A minimum wage advocate holds up a sign at Gov. Mario Cuomo's campaign for economic justice victory rally for $15 minimum wage and paid family leave on Monday at the Jacob K. Javits Convention Center in New York City. Photo by John Angelillo/UPI | License Photo
NEW YORK, April 4 (UPI) -- The governors of New York and California on Monday approved measures that will eventually boost minimum wage in those states to $15 per hour.
New York Gov. Andrew Cuomo signed bills as part of the 2016-17 state budget that will ultimately push the minimum wage to that level.
"By moving to a $15 statewide minimum wage and enacting the strongest paid family leave policy in the nation, New York is showing the way forward on economic justice," Cuomo said. "These policies will not only lift up the current generation of low-wage workers and their families, but ensure fairness for future generations and enable them to climb the ladder of opportunity."
New York's minimum wage will gradually increase over the next decade, due to the new measures, which also include 12 weeks of paid family leave -- the longest and most comprehensive leave plan in the nation, according to Cuomo.
It is estimated that more than 2.3 million people will be affected by the increases in the minimum wage, Cuomo's office said.
Democratic presidential candidate Hillary Clinton, a former senator representing New York, also attended the signing event Monday.
California Gov. Jerry Brown also signed legislation Monday to boost his state's minimum wage to similar levels in the coming decade.
Democratic presidential candidate Hillary Clinton arrives Monday to deliver remarks at Gov.
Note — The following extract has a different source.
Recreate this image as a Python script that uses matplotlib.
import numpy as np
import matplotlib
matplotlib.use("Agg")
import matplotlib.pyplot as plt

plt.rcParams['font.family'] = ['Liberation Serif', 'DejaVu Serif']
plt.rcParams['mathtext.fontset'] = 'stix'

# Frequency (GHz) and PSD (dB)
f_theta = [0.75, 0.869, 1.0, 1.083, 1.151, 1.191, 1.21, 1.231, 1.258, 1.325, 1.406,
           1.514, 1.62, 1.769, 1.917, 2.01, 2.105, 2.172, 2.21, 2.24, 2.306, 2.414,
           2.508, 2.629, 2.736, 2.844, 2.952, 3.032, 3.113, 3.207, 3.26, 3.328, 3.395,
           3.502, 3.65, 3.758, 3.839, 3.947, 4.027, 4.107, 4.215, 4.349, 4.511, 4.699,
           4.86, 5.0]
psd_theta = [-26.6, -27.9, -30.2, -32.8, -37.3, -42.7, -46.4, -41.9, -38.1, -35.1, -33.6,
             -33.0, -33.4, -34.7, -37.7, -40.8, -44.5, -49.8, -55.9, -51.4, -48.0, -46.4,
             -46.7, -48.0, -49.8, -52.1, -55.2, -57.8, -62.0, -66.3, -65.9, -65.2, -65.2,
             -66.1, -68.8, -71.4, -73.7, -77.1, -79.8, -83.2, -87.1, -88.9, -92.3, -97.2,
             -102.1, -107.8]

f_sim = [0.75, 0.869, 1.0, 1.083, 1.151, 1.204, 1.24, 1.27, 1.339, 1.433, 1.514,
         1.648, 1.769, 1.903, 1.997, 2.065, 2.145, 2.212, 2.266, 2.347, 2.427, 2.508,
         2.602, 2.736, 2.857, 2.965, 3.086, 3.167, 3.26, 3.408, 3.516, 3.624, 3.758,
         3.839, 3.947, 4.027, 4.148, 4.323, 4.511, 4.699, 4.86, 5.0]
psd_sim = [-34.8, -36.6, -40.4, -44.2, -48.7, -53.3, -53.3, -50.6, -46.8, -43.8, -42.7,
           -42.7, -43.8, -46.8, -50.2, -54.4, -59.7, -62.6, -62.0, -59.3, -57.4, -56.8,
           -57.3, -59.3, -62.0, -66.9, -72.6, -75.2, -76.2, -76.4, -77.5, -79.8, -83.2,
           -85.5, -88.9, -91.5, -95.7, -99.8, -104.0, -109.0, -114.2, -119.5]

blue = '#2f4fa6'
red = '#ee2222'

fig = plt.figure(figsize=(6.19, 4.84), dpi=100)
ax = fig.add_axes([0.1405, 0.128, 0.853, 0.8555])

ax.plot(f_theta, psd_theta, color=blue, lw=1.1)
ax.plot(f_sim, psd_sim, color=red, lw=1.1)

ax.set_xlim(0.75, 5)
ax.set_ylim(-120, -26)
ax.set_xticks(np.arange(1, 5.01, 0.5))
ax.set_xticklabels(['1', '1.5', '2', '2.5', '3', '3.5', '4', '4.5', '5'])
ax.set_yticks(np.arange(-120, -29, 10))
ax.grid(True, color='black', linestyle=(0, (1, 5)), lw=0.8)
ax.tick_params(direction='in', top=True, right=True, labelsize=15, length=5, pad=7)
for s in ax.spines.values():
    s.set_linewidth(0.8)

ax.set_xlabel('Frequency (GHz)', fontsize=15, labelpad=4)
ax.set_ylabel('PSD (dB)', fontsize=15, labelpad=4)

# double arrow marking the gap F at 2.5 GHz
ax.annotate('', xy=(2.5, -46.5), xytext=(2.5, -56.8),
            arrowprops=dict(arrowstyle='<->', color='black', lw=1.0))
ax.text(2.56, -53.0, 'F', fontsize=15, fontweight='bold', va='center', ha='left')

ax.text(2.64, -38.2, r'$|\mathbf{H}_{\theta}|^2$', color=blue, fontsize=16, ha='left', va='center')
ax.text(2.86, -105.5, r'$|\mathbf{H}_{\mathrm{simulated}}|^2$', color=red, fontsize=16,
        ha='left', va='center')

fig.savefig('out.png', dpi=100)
Mario Cuomo's campaign for economic justice victory rally for $15 minimum wage and paid family leave at the Jacob K. Javits Convention Center in New York City. Photo by John Angelillo/UPI
"This is about economic justice, it's about people," Brown said, adding that California is the first state in the nation to commit to a $15 minimum hourly wage. "This is an important day, it's not the end of the struggle but it's a very important step forward."
"Minimum wage will rise to $10.50 per hour on January 1, 2017 for businesses with 26 or more employees, and then rise each year until reaching $15 per hour in 2022," Brown's office said in a statement Monday.
Like New York's legislation, the wage increase will occur over a period of years -- and include safety measures intended to re-calibrate the plan if negative economic factors arise.
"The legislation increases the minimum wage over time, consistent with economic expansion, while providing safety valves – known as 'off-ramps' – to pause wage hikes if negative economic or budgetary conditions emerge," Brown's office said. "The Governor can act by September 1 of each year to pause the next year's wage increase for one year if there is a forecasted budget deficit or poor economic conditions."
"I commend Governor Andrew Cuomo and the state of New York for taking the historic step of creating a paid family leave program in the state and raising its minimum wage to support New York's working families," President Barack Obama said in a statement Monday. "This action means more parents won't have to choose between their job and caring for their new children. It means more workers can earn a higher wage to help make ends meet.
"Now Congress needs to act to raise the federal minimum wage and expand access to paid leave for all Americans."
Perhaps the most significant point of debate on the matter involves tipped workers -- such as those in the food service industry who work for a wage far below the minimum, but whose gratuities push them beyond the state- or federally-mandated threshold.
California's bill fully applies to tipped workers. New York's does not. As the Empire State's minimum wage increases to $15 by 2020, tipped workers will only be guaranteed $10 per hour by that time, before gratuities. In Upstate New York, it will rise to only $8.45, due largely to the lower cost of living.
The measures in both states follow a nationwide push for higher minimum wages in recent years.
Some business owners and corporate executives, though, fear that pushing the minimum so far might backfire -- as businesses may simply downsize staff to help offset the burdens from the hiked wage.
Since July 2009, the federal minimum wage has been $7.25. However, individual states and territories have the authority to set their own minimum wages, so long as it meets the federal threshold.